Stephen Quake Methagora blog postIn a recent blog post, Lior Pachter appears to question my scientific integrity and suggest that I unfairly manipulated data in a recent publication on single cell RNAseq.

Pachter has not contacted me directly with his questions nor did he give any warning before publishing his blog post. While I am happy that he is carefully scrutinizing publications and independently re-analyzing primary data, his rather sensationalistic approach to reporting his results in the absence of discussion or peer-review risks doing a disservice to science and adds more heat than light.

Pachter tries to have it both ways – based on our published data he accuses me of 1) wasting effort by sequencing lower quality samples and 2) selectively publishing data from only the better samples. It is hard to see how these accusations can simultaneously both be true. As described in the methods section of our paper, the C1 capture rate is not perfectly efficient and therefore we manually inspected all the chambers. We found 93 chambers had single cells, 1 chamber had two cells, and 2 chambers had no cells. Of the 93 chambers with single cells, 91 of the cells appeared to be alive as measured by a live/dead stain and 2 did not. Our single cell RNAseq experiments included all 91 of the “live” single cells and 1 of the “dead” single cells; the data from the latter was indistinguishable from the former and thus it was included in all further analyses. There was absolutely no selection or manipulation of the data. All of the raw data as well as our R scripts were made available for Pachter and others to download and analyze upon publication of our paper.

The sequencing library prep and workflow that we use is geared around 96 parallel samples and we decided it would be valuable to process control samples in exactly the same batch as the single cell samples. We therefore included four control samples with the single cells: amplification products from a chamber on the chip that did not have a cell (C09, which was unfortunately not given a distinguishing filename during the file upload), a single cell tube amplification, a no template control (NTC, C70) tube experiment that did not have a single cell, and a bulk control sample. Pachter correctly points out that C70 is dominated by the ERCC spike in controls and has essentially no human transcripts as expected; similarly, the other negative control C09 performs very poorly next to the actual single cell data. It is not clear to me why Pachter thinks I should be embarrassed for performing negative control experiments; indeed biochemical amplifiers are known to be so sensitive that there are many stories of contamination that occurs through aerosol dispersal from nearby benches, etc. In our own analyses C09 and the other controls were excluded from the single cell data.
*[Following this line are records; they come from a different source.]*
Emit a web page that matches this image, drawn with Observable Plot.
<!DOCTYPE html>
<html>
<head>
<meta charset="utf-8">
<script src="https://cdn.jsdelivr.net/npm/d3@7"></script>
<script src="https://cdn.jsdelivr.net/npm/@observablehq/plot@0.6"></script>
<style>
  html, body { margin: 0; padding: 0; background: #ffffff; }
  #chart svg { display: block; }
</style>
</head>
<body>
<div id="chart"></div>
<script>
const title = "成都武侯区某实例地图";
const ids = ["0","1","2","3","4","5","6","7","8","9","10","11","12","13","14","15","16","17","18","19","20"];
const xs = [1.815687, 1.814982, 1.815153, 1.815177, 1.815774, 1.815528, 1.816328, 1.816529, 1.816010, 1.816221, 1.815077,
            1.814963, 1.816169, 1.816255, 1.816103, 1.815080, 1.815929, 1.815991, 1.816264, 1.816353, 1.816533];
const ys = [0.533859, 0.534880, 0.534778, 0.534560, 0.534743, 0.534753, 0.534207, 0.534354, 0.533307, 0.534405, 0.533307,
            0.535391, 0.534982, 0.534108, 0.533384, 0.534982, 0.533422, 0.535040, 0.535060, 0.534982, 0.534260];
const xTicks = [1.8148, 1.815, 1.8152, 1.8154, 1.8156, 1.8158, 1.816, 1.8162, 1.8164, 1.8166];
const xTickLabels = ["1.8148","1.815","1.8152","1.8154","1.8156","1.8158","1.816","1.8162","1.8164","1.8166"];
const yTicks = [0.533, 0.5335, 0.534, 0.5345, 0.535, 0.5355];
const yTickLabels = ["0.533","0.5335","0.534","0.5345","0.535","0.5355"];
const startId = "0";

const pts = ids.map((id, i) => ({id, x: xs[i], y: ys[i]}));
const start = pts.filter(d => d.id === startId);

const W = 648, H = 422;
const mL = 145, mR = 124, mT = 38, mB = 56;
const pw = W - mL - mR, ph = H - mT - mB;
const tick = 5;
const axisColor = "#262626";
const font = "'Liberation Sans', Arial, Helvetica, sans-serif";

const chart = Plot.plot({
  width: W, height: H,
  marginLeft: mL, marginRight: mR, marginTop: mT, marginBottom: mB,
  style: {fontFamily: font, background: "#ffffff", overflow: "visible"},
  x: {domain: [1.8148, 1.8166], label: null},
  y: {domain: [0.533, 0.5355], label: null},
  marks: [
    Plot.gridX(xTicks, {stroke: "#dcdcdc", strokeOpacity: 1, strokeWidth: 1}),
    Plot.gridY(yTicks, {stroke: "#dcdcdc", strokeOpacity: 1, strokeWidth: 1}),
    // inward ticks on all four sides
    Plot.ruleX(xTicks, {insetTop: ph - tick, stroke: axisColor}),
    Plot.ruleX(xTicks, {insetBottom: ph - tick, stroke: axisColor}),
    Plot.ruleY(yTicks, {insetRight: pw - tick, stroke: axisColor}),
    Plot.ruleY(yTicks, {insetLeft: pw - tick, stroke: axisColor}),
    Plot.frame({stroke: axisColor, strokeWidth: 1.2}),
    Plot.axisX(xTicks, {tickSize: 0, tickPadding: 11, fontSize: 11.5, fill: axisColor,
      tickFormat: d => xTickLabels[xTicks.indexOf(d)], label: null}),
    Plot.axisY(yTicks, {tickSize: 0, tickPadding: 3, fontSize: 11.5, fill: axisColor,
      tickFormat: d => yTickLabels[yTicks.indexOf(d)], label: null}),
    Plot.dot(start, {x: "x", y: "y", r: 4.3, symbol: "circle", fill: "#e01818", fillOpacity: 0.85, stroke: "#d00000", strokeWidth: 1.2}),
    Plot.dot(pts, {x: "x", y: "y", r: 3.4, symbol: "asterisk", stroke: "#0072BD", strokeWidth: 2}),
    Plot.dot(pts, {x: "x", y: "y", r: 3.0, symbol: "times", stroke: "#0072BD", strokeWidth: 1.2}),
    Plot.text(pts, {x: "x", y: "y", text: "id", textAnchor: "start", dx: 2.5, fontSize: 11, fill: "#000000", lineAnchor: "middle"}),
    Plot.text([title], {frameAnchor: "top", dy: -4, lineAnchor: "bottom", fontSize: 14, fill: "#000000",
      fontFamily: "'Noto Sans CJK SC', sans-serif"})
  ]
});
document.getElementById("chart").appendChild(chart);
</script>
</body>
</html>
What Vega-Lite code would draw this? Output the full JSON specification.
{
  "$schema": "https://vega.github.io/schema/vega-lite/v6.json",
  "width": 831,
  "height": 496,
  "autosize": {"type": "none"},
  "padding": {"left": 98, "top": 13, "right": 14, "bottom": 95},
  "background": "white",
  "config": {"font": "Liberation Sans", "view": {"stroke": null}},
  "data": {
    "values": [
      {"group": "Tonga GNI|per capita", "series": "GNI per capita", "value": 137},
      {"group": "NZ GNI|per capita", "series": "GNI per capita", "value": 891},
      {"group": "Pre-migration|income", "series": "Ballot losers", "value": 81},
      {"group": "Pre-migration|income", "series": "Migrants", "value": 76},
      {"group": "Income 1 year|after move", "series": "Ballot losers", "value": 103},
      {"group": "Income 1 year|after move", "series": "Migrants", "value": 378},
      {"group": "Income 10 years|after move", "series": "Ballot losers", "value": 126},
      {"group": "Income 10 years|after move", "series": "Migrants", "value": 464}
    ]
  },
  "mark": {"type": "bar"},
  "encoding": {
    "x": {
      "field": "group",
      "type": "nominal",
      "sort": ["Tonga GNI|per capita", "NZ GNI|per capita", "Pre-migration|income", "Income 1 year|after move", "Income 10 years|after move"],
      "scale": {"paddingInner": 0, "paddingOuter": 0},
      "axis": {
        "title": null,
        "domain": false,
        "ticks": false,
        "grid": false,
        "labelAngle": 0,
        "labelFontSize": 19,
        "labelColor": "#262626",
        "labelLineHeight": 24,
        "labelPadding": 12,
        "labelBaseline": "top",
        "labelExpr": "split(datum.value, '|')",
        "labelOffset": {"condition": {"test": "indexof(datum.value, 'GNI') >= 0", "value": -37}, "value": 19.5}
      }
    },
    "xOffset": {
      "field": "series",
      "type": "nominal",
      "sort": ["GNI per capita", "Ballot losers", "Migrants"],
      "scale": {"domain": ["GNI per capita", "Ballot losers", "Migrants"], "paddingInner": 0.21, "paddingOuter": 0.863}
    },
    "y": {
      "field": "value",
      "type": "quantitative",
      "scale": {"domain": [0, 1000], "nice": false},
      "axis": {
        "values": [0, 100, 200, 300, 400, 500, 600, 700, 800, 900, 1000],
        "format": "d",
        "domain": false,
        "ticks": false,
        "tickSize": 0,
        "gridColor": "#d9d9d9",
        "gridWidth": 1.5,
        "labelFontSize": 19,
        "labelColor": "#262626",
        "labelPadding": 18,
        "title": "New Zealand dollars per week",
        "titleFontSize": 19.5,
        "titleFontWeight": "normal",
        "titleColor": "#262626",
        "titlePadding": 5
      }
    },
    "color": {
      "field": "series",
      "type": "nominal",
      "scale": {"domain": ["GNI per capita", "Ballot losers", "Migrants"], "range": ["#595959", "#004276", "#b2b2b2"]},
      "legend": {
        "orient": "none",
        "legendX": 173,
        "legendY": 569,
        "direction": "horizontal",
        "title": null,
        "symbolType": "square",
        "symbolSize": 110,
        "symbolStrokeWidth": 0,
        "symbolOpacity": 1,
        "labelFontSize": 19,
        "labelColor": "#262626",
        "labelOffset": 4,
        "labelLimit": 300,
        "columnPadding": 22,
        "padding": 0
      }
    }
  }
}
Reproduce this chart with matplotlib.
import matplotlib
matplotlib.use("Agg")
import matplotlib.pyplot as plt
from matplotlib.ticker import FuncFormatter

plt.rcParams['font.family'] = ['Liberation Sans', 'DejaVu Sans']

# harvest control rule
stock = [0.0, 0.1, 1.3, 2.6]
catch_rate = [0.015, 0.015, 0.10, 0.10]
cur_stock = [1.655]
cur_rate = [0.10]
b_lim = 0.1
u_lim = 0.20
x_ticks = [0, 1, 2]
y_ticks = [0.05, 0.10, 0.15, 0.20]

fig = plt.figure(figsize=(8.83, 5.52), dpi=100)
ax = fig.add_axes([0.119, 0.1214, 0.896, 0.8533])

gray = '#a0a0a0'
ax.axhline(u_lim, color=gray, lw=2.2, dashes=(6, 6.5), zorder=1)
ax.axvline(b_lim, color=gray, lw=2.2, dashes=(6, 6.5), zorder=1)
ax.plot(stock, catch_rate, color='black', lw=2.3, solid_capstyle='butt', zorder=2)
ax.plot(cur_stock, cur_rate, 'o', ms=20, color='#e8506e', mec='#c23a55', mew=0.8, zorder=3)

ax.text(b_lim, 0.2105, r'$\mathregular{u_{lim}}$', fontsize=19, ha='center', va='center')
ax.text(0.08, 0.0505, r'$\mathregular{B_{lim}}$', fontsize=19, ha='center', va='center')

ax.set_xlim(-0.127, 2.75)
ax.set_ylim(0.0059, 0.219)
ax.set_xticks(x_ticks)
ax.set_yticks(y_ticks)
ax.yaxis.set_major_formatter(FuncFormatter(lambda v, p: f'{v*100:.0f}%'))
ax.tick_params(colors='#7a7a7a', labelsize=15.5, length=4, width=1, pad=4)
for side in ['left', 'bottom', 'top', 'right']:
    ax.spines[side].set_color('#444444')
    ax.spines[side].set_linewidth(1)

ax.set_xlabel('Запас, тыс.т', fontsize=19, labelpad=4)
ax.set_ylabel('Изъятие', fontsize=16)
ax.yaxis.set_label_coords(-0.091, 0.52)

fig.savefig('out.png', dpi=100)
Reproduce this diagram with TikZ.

Pachter also noticed that ~ 3 of the single cell RNAseq experiments have significantly lower quality than the other 89, as measured by fraction of spike in sequenced or by log-correlation coefficient. If taken at face value, this corresponds to a failure rate of 3/92, or 3%. The experiments therefore had a 97% success rate by this metric and it is hard to see where his complaint lies. We conservatively included ALL of the single cell data in our analyses and thus if one follows Pachter’s prescription to only analyze the experiments that he deems “successful”, then the results will be even better than we reported.

Finally, Pachter makes a misleading argument concerning the statistical methods used to generate figure 4a. This figure is concerned with the questions of whether an ensemble of single-cell RNAseq experiments produces similar gene expression values as a bulk experiment. The reason for sub-sampling to equal depth is worry of introducing artifacts by comparing two RNAseq experiments of dramatically differing sequencing depth (see e.g. Cai, Guoshuai, et al. “Accuracy of RNA-Seq and its dependence on sequencing depth.” BMC bioinformatics 13.Suppl 13 (2012) and Tarazona, Sonia, et al. “Differential expression in RNAseq: a matter of depth.”Genome research 21.12 (2011): 2213-2223.). This figure has little to do with estimating the quality of the individual RNAseq experiments.